The Barbarian Frontier
The fifth FR-series book not only returned to the geography of the Realms, but returned to presenting an area that had already gotten a boost from the rest of the line. It was also a return to “The North” of FR1’s Waterdeep and the North. The latter had given some information on the region, but without proper maps, it hadn’t been very useful. Finally, The Crystal Shard had been a hit early Forgotten Realms novel, making this region supplement highly anticipated. It has continued to be a popular region, seeing more Drizzt novels, the Neverwinter games, and further supplements such as Volo’s Guide to the North and the Sword Coast Adventurer’s Guide.
The Savage Frontier is typical of the series as 64-page book with a faux parchment pattern on the pages, a detached trifold cover, and two poster-sized maps. The maps are in the usual 30 miles/inch ‘small’ scale, and join up north of the ones in the original campaign set, covering from a bit south of Waterdeep to the Spine of the World mountains (a somewhat convenient straight east-west mountain chain that defines the northern boundary of livable land), with the main map reaching from The Great Desert in the east to the coast in the west. The coast runs further west near the north, forcing a second map for the last four inches of land, leaving most of that map to be left to ocean, with some fairly major islands scattered about. One quarter of the map is used for insets, including a northern extension to the bit of land in the corner of this map, showing Icewind Dale, as well as a couple location maps. The cover includes a repeat of the main Waterdeep map, and five other locations, making this the first FR book to not leave at least one panel empty.

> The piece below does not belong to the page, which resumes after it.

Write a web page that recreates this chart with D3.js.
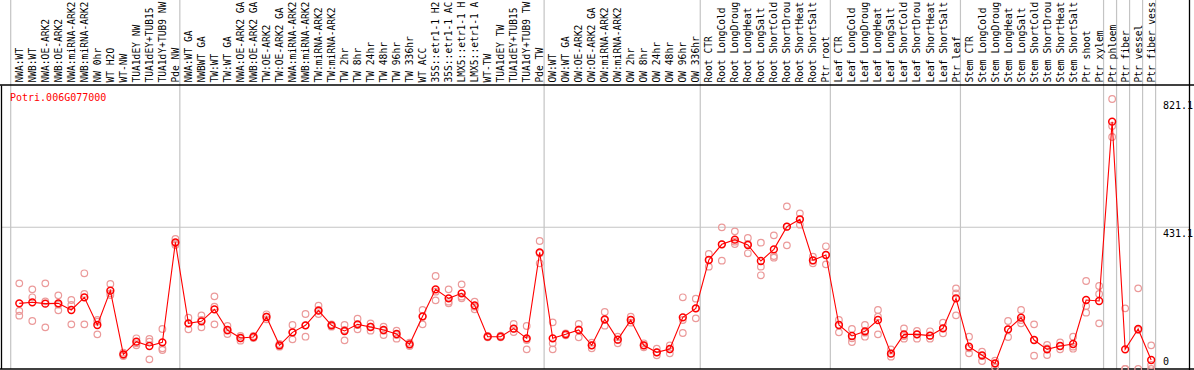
<!DOCTYPE html>
<html>
<head>
<meta charset="utf-8">
<script src="https://cdn.jsdelivr.net/npm/d3@7"></script>
<style>
  html, body { margin: 0; padding: 0; background: #fff; }
  svg { display: block; }
  text { font-family: "DejaVu Sans Mono", monospace; font-size: 10px; }
  text.cat { font-size: 9.6px; }
</style>
</head>
<body>
<script>
const geneName = "Potri.006G077000";

const categories = [
  "NWA:WT","NWB:WT","NWA:OE-ARK2","NWB:OE-ARK2","NWA:miRNA-ARK2","NWB:miRNA-ARK2","NW 0hr","WT H2O","WT-NW","TUA1dEY NW","TUA1dEY+TUB15","TUA1dY+TUB9 NW","Pde NW",
  "NWA:WT GA","NWBWT GA","TW:WT","TW:WT GA","NWA:OE-ARK2 GA","NWB:OE-ARK2 GA","TW:OE-ARK2","TW:OE-ARK2 GA","NWA:miRNA-ARK2","NWB:miRNA-ARK2","TW:miRNA-ARK2","TW:miRNA-ARK2",
  "TW 2hr","TW 8hr","TW 24hr","TW 48hr","TW 96hr","TW 336hr","WT ACC","35S::etr1-1 H2","35S::etr1-1 AC","LMX5::etr1-1 H","LMX5::etr1-1 A","WT-TW","TUA1dEY TW","TUA1dEY+TUB15","TUA1dY+TUB9 TW","Pde TW",
  "OW:WT","OW:WT GA","OW:OE-ARK2","OW:OE-ARK2 GA","OW:miRNA-ARK2","OW:miRNA-ARK2","OW 2hr","OW 8hr","OW 24hr","OW 48hr","OW 96hr","OW 336hr",
  "Root CTR","Root LongCold","Root LongDroug","Root LongHeat","Root LongSalt","Root ShortCold","Root ShortDrou","Root ShortHeat","Root ShortSalt","Ptr root",
  "Leaf CTR","Leaf LongCold","Leaf LongDroug","Leaf LongHeat","Leaf LongSalt","Leaf ShortCold","Leaf ShortDrou","Leaf ShortHeat","Leaf ShortSalt","Ptr leaf",
  "Stem CTR","Stem LongCold","Stem LongDroug","Stem LongHeat","Stem LongSalt","Stem ShortCold","Stem ShortDrou","Stem ShortHeat","Stem ShortSalt","Ptr shoot","Ptr xylem",
  "Ptr phloem","Ptr fiber","Ptr vessel","Ptr fiber vess"
];

const means = [
  199.7,202.8,198.7,199.7,179.4,218.0,133.8,238.2,44.6,83.1,70.0,81.1,385.2,
  138.9,145.0,181.5,118.6,94.3,97.3,158.2,72.0,111.5,132.8,177.4,132.8,
  115.6,135.8,127.7,118.6,106.4,75.0,160.2,242.3,214.9,230.1,193.6,98.3,98.3,122.7,93.3,354.8,
  93.3,105.4,118.6,72.0,151.1,89.2,149.0,72.0,50.7,60.8,157.1,184.5,
  331.5,379.2,393.3,377.1,328.5,364.0,432.9,455.2,330.5,346.7,
  133.8,100.4,114.6,149.0,46.6,105.4,105.4,101.4,123.7,214.9,
  67.9,41.6,17.2,120.6,156.1,88.2,59.8,70.0,76.0,209.9,206.8,
  752.2,59.8,121.7,27.4
];

const rep1 = [
  260.5,242.3,260.5,224.0,209.9,291.0,149.0,258.5,49.7,93.3,91.2,121.7,395.4,
  156.1,163.2,221.0,130.8,100.4,100.4,166.3,76.0,133.8,167.3,192.6,135.8,
  133.8,153.1,138.9,128.8,116.6,80.1,179.4,282.8,242.3,257.5,204.8,100.4,101.4,136.9,130.8,389.3,
  141.9,108.5,136.9,80.1,173.4,98.3,159.2,78.1,61.8,72.0,218.0,213.9,
  349.8,430.8,418.7,398.4,384.2,406.5,494.7,473.4,341.6,373.1,
  149.0,121.7,133.8,179.4,59.8,123.7,115.6,114.6,140.9,245.3,
  98.3,52.7,25.3,146.0,179.4,135.8,73.0,81.1,98.3,267.6,252.4,
  821.1,184.5,245.3,72.0
];

const rep2 = [
  176.4,218.0,205.8,195.7,194.6,228.1,144.0,230.1,42.6,78.1,83.1,62.9,382.2,
  138.9,149.0,189.6,116.6,93.3,97.3,159.2,72.0,111.5,132.8,179.4,132.8,
  118.6,133.8,128.8,116.6,103.4,75.0,159.2,235.2,204.8,220.0,189.6,98.3,98.3,122.7,88.2,351.8,
  78.1,105.4,120.6,72.0,149.0,88.2,149.0,72.0,50.7,59.8,149.0,184.5,
  331.5,379.2,387.3,380.2,311.2,343.7,432.9,455.2,329.5,346.7,
  133.8,93.3,110.5,159.2,47.6,100.4,105.4,101.4,123.7,230.1,
  62.9,39.5,15.2,120.6,149.0,88.2,62.9,70.0,67.9,191.6,228.1,
  739.0,0,118.6,12.2
];

const rep3 = [
  162.2,146.0,126.7,178.4,135.8,135.8,105.4,225.0,39.5,72.0,29.4,57.8,377.1,
  120.6,126.7,135.8,106.4,86.2,94.3,151.1,67.9,90.2,98.3,167.3,128.8,
  87.2,120.6,116.6,103.4,92.3,69.9,135.8,208.8,199.7,214.9,181.5,96.3,96.3,112.5,59.8,321.4,
  59.8,102.4,96.3,62.9,131.8,78.1,140.9,65.9,41.6,47.6,109.5,154.1,
  311.2,329.5,380.2,351.8,284.9,338.6,376.1,439.0,321.4,318.3,
  111.5,82.1,98.3,105.4,37.5,92.3,92.3,92.3,108.5,163.2,
  47.6,24.3,5.1,97.3,138.9,40.6,42.6,59.8,61.8,171.3,138.9,
  705.6,0,0,0
];

const groupBreaks = [0, 13, 41, 53, 63, 73, 84, 85, 86, 87, 88];
const yTickValues = [821.1, 431.1, 0];
const yMidValue = 431.1;

const W = 1194, H = 370;
const plotTop = 85.5, plotBottom = 369, frameLeft = 1.5, frameRight = 1189.5;

const svg = d3.select("body").append("svg").attr("width", W).attr("height", H);

const xEdge = d3.scaleLinear().domain([0, categories.length]).range([10.7, 1155.6]);
const xc = i => xEdge(i + 0.66);
const y = d3.scaleLinear().domain([0, yMidValue * 2]).range([plotBottom, plotTop]);

// mid gridline
svg.append("line")
  .attr("x1", frameLeft).attr("x2", frameRight)
  .attr("y1", y(yMidValue)).attr("y2", y(yMidValue))
  .attr("stroke", "#c4c4c4").attr("stroke-width", 1.2);

// group separators
svg.selectAll("line.sep").data(groupBreaks).enter().append("line")
  .attr("class", "sep")
  .attr("x1", d => xEdge(d)).attr("x2", d => xEdge(d))
  .attr("y1", 0).attr("y2", plotBottom)
  .attr("stroke", "#c4c4c4").attr("stroke-width", 1.2);

// frame
svg.append("line").attr("x1", 0).attr("x2", W).attr("y1", plotTop - 0.5).attr("y2", plotTop - 0.5)
  .attr("stroke", "#000").attr("stroke-width", 1.3);
svg.append("line").attr("x1", 0).attr("x2", W).attr("y1", plotBottom).attr("y2", plotBottom)
  .attr("stroke", "#000").attr("stroke-width", 1.3);
svg.append("line").attr("x1", frameLeft).attr("x2", frameLeft).attr("y1", plotTop).attr("y2", plotBottom)
  .attr("stroke", "#000").attr("stroke-width", 1.3);
svg.append("line").attr("x1", frameRight).attr("x2", frameRight).attr("y1", 0).attr("y2", H)
  .attr("stroke", "#000").attr("stroke-width", 1.3);

// category labels
svg.selectAll("text.cat").data(categories).enter().append("text")
  .attr("class", "cat")
  .attr("transform", (d, i) => `translate(${xc(i) + 3.5},82.5) rotate(-90)`)
  .attr("fill", "#000")
  .text(d => d);

// replicates
const repData = [];
[rep1, rep2, rep3].forEach(arr => arr.forEach((v, i) => repData.push({i, v})));
svg.selectAll("circle.rep").data(repData).enter().append("circle")
  .attr("class", "rep")
  .attr("cx", d => xc(d.i)).attr("cy", d => y(d.v)).attr("r", 3.3)
  .attr("fill", "none").attr("stroke", "#eb9a9a").attr("stroke-width", 1.2);

// mean line
const line = d3.line().x((d, i) => xc(i)).y(d => y(d));
svg.append("path").datum(means).attr("d", line)
  .attr("fill", "none").attr("stroke", "#ff0000").attr("stroke-width", 1.1);

// means
svg.selectAll("circle.mean").data(means).enter().append("circle")
  .attr("class", "mean")
  .attr("cx", (d, i) => xc(i)).attr("cy", d => y(d)).attr("r", 3.4)
  .attr("fill", "none").attr("stroke", "#ff0000").attr("stroke-width", 1.5);

// gene name
svg.append("text").attr("x", 10).attr("y", 100.5).attr("fill", "#ff0000").text(geneName);

// y tick labels
svg.selectAll("text.ytick").data(yTickValues).enter().append("text")
  .attr("class", "ytick")
  .attr("x", 1163)
  .attr("y", d => d === 0 ? y(d) - 4 : y(d) + 10)
  .attr("fill", "#000")
  .text(d => d === 0 ? "0" : d3.format(".1f")(d));
</script>
</body>
</html>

The book is supposedly written by an in-universe character, Amelior Amanitas of Secomber, though this is generally limited to humorous little intros and outros to chapters, and does not affect the main text. (It is also worth noting that he is originally from DQ1 The Shattered Statue, also by Paul Jaquays, which does happen in Cormyr, despite getting no Forgotten Realms logos.) It starts with a two page history, goes on to an overview talking of trade, climate, major factions, and the various peoples of the region. There is then six chapters of geographical description, broken up somewhat oddly. The first one is just cities and towns and the like, and is in a smaller font as well as based off of the similar chapter from FR1 (I don’t think any description is exactly the one from that book, but they’re often about 80% the same). There’s a separate chapter for ‘lost lands, strongholds, & ruins’, each with their own subchapter, then one on pure geographical features (mountains, rivers, etc.), and then a chapter just on the High Forest, which is something of a central focus of the book. And, towards the beginning of all this, is a chapter on the islands, folding all of their towns and geographical features together. So part of the description of the area is broken up by type of feature, and part of it by region. It’s obvious enough to not interfere with looking things up, but it is a bit grating, and presumably partly caused by the reuse of material from FR1.
Overall, a fair amount of attention is given to barbarians in this book. I’m not sure if it was seen as TSR’s best chance at showing how the backgrounds for that character class should work, or what, but there’s a lot here. In the section on the various peoples of the North, the Uthgardt barbarians get five pages, going into detail about various tribes, the broad outlines of society, special shaman powers, and the like. Also, the Northmen (more of the Norse-analogues from FR2, who can be barbarians) get two pages, while everything else (aarakocra, dwarves, orcs, trolls, etc… aaand the barbarians of Icewind Dale) gets two pages. And then there’s a three-page chapter on the ancestor mounds of the various Uthgardt tribes. Three of the location maps are actually of these, one showing ‘typical’ ones, one is an adventure one, and one is… atypical. What makes all this coverage work is that the barbarians are not all the same, and each has it’s own attitudes, from the extremely conservative, to tribes that are settling down and farming and becoming ‘civilized’, to one that is completely under the thumb of devils from Hellgate Keep.
The final chapter of the book is three pages outlining various prominent people, including, of course, the main trio from The Shattered Shard, and another refugee from a different Jaquays project, I12 The Egg of the Phoenix (which, no, is not a Forgotten Realms adventure, he’s been exiled here). And then there’s four appendices in the last four pages, with some new magic items (including a minor artifact), a new non-weapon proficiency, an expansion of one from the Wilderness Survival Guide (plant lore, including a handy table of medicinal plants of the region), a year’s worth of events and rumors (Year of Shadows/DR 1358, the year considered ‘just beginning’ in the original set), and six adventure ideas.
I consider this product one of the highlights of the the FR series, and certainly the best one to this point. Moonshae has mood without detail, Empires of the Sands lacks mood while providing detail. Waterdeep and the North suffers (just a bit) from the chapter on the North that is unusable thanks to the lack of maps. This is a well-rounded supplement that stands well on its own, and you could run games here without ever getting the main boxed set.